Selling stock: This is a common way of raising financial capital amongst most corporations, especially public traded companies. Private companies that seek to expand their investor-base and their access to funds or capital often opt to go public. By going public, these companies get listed on stock exchanges. That way, public investors can buy the stock of such companies. A stock is a type of security that represents part ownership in a corporation. It can also be said to be the total shares into which ownership of a company is divided. Collectively, shares are known as stock, and one share of a stock represents part ownership of a company in proportion to the total number of shares.
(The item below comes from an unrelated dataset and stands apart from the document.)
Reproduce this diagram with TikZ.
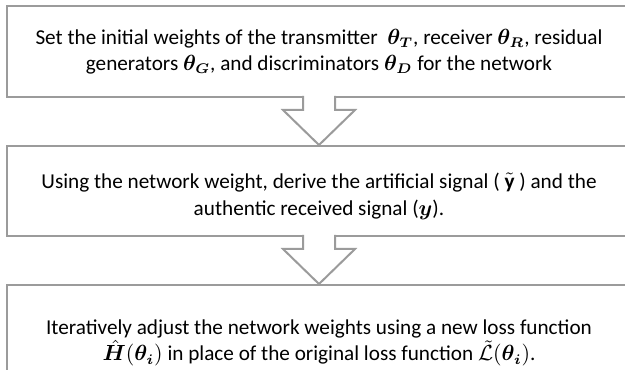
\documentclass[tikz,border=0pt]{standalone}
\usepackage{amsmath,bm}
\usepackage{fontspec}
\setmainfont{Carlito}
\usetikzlibrary{positioning,calc}

\definecolor{boxgray}{RGB}{155,155,155}

\tikzset{
  stepbox/.style={draw=boxgray, line width=1pt, fill=white, align=center,
    minimum width=312pt, font=\fontsize{10.6}{13.2}\selectfont},
  flowarrow/.style={draw=boxgray, line width=1pt, line join=miter}
}

\begin{document}
\begin{tikzpicture}[x=0.5pt, y=0.5pt, node distance=23.5pt]
  \useasboundingbox (0,0) rectangle (625,369);

  % The three steps, top to bottom.
  \node[stepbox, minimum height=45.5pt] (box1) at (319,317.5)
    {Set the initial weights of the transmitter \ $\bm{\theta_T}$, receiver $\bm{\theta_R}$, residual\\
     generators $\bm{\theta_G}$, and discriminators $\bm{\theta_D}$ for the network};
  \node[stepbox, minimum height=45pt, below=of box1] (box2)
    {\rule{0pt}{13pt}Using the network weight, derive the artificial signal ( $\tilde{\mathbf{y}}$ ) and the\\
     authentic received signal ($\bm{y}$).};
  \node[stepbox, minimum height=58pt, below=of box2] (box3)
    {Iteratively adjust the network weights using a new loss function\\
     $\hat{\bm{H}}(\bm{\theta_i})$ in place of the original loss function $\tilde{\mathcal{L}}(\bm{\theta_i})$.};

  % Hollow block arrows, open into the box above.
  \foreach \a/\b in {box1/box2, box2/box3} {
    \path (\a.south) coordinate (s) (\b.north) coordinate (t);
    \fill[white] ($(s)+(-16,-1)$) -- ($(s)+(-16,-12)$) -- ($(s)+(-36,-12)$) -- (t)
      -- ($(s)+(36,-12)$) -- ($(s)+(16,-12)$) -- ($(s)+(16,3)$) -- ($(s)+(-16,3)$) -- cycle;
    \draw[flowarrow] ($(s)+(-16,2)$) -- ($(s)+(-16,-12)$) -- ($(s)+(-36,-12)$) -- (t)
      -- ($(s)+(36,-12)$) -- ($(s)+(16,-12)$) -- ($(s)+(16,2)$);
  }
\end{tikzpicture}
\end{document}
Investors who buy the shares of stock of a company are known as shareholders. A shareholder’s ownership is determined by the number of shares the holder owns in proportion to the number of outstanding shares. Simply put, the number of shares you own in a corporation would be proportionate to the percentage of your ownership in that company. For example, if a company has 2,000 shares of stock outstanding and you purchase only 100 shares, you would be entitled to only 5% ownership and claim of the company’s assets and earnings. Assuming an investor owns 100% of a company’s stock, by all implication, the person owns the entire company.
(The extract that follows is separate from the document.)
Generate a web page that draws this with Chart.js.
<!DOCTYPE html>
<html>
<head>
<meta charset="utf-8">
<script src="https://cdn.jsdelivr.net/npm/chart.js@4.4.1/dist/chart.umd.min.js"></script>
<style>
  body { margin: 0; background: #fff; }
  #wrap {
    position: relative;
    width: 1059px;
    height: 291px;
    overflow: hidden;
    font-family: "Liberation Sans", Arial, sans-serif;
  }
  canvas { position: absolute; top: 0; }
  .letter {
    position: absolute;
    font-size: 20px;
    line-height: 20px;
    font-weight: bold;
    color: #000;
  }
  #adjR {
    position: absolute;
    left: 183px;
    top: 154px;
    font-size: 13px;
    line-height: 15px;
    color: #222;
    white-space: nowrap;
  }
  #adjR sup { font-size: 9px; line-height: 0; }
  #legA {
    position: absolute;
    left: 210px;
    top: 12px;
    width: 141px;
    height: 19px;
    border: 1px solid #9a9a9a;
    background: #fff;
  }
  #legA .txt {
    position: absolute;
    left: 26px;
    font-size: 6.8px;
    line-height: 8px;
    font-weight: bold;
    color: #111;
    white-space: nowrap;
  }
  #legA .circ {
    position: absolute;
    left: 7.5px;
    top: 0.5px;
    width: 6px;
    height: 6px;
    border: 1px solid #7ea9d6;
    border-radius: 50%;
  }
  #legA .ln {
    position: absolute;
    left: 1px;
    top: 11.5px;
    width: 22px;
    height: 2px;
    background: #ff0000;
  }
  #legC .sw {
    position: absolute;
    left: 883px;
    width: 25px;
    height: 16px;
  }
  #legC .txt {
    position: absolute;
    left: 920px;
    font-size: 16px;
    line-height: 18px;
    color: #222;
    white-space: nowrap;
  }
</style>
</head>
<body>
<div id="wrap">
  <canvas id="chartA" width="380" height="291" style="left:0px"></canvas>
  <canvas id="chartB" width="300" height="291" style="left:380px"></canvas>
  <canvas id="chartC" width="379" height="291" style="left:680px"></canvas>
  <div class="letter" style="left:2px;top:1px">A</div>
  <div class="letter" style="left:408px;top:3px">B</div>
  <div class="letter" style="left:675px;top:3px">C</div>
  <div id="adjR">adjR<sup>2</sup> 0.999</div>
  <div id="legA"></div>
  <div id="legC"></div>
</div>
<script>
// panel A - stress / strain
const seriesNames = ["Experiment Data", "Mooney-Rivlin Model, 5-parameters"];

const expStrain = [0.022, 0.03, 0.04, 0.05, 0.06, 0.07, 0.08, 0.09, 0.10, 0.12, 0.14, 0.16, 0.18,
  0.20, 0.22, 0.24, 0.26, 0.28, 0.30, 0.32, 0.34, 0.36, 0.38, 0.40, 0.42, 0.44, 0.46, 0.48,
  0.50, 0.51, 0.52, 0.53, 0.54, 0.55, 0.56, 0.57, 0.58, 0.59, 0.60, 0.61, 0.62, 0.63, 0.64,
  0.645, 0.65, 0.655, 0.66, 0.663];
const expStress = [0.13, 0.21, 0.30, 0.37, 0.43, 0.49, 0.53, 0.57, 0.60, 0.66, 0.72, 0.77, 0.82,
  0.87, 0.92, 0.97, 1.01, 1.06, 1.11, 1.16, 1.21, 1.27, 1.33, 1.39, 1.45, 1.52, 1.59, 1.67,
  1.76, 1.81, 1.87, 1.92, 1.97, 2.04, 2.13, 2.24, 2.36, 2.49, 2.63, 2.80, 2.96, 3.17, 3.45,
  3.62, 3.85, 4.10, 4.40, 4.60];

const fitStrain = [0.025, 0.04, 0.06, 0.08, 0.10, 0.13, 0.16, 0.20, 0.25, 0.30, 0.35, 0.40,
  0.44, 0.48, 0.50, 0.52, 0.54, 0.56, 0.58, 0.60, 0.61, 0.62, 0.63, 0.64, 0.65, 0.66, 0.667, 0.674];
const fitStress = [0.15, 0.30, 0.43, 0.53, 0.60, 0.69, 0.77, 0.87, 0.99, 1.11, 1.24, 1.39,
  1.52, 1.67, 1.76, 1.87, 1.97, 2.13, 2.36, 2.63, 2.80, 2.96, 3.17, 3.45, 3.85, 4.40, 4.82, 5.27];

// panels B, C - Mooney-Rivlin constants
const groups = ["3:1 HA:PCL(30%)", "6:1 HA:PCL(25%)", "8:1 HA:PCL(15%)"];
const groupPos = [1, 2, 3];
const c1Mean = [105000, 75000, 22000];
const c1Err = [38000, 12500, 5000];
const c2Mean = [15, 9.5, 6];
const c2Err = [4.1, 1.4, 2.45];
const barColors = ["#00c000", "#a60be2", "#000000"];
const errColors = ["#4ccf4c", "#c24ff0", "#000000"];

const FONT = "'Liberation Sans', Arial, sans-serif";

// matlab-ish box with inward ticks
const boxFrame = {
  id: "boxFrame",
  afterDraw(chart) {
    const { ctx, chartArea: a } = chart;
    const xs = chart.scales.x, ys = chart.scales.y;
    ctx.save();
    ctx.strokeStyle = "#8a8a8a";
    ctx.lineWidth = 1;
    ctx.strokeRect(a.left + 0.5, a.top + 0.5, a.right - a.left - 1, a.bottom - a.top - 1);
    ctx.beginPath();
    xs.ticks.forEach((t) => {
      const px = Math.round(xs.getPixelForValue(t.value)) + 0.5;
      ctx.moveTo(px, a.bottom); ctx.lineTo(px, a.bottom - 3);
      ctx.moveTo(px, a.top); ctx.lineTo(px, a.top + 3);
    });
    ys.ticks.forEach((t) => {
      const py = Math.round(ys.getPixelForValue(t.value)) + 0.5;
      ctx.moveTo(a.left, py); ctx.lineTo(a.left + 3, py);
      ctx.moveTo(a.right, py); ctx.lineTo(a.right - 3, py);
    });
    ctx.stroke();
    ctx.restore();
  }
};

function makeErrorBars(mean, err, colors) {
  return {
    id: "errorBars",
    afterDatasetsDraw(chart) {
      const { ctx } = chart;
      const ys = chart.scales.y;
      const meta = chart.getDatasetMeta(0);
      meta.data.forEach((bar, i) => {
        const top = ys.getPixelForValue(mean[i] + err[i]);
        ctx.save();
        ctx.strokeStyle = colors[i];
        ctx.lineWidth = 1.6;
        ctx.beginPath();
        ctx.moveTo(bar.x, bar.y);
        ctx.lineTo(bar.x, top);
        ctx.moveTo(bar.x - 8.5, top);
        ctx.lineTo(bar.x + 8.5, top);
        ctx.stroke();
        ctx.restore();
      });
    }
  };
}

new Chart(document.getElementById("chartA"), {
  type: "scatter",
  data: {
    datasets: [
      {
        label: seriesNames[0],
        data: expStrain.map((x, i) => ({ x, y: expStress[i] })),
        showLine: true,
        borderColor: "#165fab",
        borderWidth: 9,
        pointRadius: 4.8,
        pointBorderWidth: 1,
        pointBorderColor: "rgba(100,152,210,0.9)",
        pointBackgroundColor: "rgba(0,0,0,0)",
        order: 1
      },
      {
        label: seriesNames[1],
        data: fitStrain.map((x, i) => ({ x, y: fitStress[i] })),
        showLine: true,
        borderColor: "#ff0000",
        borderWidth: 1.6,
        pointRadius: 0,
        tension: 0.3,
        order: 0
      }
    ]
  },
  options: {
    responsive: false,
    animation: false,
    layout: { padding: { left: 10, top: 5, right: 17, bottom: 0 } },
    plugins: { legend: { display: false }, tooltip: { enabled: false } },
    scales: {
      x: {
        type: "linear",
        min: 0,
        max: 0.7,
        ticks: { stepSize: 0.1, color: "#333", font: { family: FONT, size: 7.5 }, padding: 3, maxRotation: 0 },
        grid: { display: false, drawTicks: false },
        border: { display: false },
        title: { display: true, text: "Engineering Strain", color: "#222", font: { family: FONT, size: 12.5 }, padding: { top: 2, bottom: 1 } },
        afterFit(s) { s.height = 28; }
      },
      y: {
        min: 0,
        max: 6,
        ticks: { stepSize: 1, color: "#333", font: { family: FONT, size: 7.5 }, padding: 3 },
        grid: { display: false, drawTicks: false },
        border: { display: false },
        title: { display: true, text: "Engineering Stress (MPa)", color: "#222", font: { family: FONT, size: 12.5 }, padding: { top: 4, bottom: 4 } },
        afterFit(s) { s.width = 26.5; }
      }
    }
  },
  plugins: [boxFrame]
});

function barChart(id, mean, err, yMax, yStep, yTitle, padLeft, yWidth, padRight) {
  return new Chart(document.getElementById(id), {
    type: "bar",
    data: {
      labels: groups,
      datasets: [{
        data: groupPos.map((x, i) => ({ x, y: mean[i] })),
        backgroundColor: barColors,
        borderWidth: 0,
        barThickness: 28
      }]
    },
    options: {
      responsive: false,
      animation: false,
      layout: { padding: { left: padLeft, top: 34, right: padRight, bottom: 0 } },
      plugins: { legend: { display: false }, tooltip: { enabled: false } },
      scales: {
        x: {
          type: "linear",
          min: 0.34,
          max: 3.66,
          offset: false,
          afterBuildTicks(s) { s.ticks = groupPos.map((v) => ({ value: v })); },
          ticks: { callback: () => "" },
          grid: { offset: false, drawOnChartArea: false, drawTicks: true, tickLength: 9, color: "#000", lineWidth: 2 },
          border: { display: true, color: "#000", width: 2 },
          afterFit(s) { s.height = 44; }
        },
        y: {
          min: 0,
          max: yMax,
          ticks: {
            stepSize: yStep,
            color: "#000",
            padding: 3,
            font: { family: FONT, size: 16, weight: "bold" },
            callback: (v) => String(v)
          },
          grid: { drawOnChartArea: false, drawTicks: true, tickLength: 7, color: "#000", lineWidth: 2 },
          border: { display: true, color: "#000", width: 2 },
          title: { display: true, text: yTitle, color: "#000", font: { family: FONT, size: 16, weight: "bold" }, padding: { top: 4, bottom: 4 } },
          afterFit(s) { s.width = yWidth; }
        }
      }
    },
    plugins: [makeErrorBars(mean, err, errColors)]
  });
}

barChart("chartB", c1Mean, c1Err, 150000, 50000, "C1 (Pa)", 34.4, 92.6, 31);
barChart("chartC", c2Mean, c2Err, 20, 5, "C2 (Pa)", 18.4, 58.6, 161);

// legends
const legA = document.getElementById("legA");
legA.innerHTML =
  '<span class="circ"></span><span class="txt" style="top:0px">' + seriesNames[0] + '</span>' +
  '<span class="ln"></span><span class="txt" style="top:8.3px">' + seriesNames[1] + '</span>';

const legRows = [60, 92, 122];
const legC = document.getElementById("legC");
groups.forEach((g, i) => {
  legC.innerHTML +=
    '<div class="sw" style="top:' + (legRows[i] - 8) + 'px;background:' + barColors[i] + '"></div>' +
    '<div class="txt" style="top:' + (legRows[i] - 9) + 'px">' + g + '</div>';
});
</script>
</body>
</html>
It is possible for a single company to have hundreds or thousands of investors. As a result of this, it is possible to think that a company would most likely be at a loss if it has to split all its profits across many investors. So, how exactly do corporations make money off selling stocks? Once these companies have been able to successfully get listed publicly they would offer investors the opportunity to buy shares of the company through an initial public offering (IPO).  An IPO serves two functions: (1)to raise funds to pay back early-stage investors, (2) provide financial capital for a company to expand its business operations.

Investors can benefit from buying company stocks either by receiving dividend payments (if the company pays) or by selling their stock at a profit when the company’s value increases. For example, you buy a share of stock in Tesla for $60 at a given time. After a while passes by, the value of the company increases and by extension the stock price of the company (let’s say $95). If you decide to sell your stock at the current high price of $95, you would have had a profit of $35 on what you bought for $60.

It is a win-win situation for both companies and investors. The company raises financial capital through an IPO while the investors get returns on dividends paid by the companies or by selling their stock at a profit.

Considering that a company may have thousands of investors and it would be illogical to take in thousands of decisions on a daily basis. Instead, through their shares, holders are able to vote in the election of new board members they believe are capable of running the affairs of the company with the best interest of the shareholders at heart. Though the shareholders do not directly have a say in the management of a company, they still have a level of impact on the policy of the company through the elected board of directors. The candidates are usually nominated by company insiders. If the shareholder perceives that the board is not performing well they can select or elect a new board to handle the affairs of the company.